STATED TASK: Report how many lines contain "diagram", with no other words.
___ DATASET ROWS ___
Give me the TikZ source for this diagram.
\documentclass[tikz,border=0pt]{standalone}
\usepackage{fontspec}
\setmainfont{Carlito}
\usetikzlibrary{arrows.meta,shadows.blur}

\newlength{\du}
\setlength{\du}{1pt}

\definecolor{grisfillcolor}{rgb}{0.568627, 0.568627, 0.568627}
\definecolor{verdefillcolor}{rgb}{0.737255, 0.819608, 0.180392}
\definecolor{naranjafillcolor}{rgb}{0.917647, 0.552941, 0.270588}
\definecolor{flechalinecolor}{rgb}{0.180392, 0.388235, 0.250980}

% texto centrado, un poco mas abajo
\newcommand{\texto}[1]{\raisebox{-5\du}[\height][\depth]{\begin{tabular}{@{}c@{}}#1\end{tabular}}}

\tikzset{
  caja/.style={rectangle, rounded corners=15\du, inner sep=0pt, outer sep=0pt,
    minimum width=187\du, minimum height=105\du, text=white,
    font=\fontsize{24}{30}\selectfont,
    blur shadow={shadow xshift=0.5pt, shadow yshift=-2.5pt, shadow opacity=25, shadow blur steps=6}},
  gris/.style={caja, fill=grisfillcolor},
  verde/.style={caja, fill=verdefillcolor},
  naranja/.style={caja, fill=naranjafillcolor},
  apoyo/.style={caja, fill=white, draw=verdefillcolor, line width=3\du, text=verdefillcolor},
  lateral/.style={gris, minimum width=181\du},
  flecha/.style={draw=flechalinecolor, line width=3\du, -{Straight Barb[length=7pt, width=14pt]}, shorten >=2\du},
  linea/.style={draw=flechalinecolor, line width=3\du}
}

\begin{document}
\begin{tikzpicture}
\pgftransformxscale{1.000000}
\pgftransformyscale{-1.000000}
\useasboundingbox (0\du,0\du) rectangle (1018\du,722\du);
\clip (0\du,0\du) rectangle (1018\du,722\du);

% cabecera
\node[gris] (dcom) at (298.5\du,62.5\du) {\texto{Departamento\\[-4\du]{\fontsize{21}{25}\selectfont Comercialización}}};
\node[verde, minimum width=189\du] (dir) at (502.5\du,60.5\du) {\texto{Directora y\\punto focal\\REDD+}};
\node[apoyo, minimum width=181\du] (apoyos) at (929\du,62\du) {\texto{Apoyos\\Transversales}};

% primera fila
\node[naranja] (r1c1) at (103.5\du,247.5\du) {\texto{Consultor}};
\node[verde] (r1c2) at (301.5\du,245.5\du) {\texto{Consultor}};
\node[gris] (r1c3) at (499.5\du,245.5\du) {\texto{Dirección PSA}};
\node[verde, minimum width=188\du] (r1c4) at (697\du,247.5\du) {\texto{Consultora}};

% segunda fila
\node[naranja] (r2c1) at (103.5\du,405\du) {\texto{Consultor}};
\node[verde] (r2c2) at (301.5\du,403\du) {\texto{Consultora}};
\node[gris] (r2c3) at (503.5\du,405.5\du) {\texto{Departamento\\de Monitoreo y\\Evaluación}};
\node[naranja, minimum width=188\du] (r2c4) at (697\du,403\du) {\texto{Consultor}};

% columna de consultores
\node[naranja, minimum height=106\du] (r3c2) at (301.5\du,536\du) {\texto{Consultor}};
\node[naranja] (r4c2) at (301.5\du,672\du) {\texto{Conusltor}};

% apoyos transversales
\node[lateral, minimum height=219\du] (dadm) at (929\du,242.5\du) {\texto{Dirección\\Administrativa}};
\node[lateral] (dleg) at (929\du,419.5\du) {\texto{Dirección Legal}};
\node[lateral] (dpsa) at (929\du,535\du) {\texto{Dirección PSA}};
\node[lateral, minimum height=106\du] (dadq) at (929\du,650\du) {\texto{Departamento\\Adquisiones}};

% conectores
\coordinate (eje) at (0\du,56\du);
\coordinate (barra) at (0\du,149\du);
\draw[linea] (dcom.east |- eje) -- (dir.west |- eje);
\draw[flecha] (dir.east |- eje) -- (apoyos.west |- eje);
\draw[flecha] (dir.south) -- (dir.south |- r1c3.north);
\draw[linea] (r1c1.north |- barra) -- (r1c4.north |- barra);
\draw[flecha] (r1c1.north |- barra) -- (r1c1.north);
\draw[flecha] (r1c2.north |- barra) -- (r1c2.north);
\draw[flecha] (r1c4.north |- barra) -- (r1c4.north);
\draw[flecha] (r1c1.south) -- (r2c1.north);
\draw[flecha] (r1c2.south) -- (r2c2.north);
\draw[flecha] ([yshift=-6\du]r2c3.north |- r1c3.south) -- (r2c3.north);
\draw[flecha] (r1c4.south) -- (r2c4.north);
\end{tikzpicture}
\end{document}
___
___ DATASET ROWS ___
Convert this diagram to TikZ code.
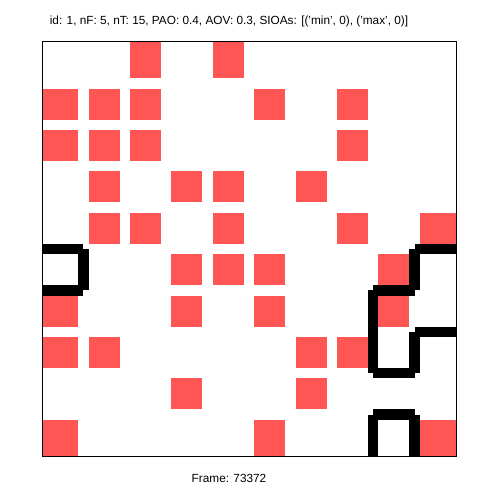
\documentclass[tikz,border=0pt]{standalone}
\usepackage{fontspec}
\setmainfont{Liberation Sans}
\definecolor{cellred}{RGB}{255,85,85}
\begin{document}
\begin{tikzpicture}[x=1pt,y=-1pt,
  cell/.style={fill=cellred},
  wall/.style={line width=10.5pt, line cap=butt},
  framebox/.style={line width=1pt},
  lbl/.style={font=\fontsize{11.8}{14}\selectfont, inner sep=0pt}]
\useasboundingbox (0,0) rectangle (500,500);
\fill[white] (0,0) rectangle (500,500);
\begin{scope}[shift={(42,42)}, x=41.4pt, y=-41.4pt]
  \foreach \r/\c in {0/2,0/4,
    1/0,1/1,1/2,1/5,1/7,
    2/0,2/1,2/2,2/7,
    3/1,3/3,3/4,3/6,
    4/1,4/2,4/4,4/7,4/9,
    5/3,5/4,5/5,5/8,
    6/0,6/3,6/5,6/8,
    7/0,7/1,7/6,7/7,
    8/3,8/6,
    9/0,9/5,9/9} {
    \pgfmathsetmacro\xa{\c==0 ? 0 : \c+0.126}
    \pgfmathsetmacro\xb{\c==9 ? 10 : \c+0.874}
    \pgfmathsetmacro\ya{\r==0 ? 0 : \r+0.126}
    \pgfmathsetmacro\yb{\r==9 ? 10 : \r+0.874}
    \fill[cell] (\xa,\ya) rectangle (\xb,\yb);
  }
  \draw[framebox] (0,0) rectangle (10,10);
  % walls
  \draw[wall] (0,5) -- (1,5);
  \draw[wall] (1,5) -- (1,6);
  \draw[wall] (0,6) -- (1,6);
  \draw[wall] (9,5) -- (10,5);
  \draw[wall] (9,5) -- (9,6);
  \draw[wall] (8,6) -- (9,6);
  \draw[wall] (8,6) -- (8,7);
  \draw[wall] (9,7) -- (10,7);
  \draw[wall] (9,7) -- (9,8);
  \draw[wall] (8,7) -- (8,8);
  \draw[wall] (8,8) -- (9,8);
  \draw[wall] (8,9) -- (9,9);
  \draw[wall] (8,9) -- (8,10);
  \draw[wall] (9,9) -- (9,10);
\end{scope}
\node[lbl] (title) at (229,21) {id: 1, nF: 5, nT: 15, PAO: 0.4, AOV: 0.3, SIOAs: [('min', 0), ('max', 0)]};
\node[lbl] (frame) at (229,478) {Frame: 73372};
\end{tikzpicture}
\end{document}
___
CORRECT OUTPUT: 2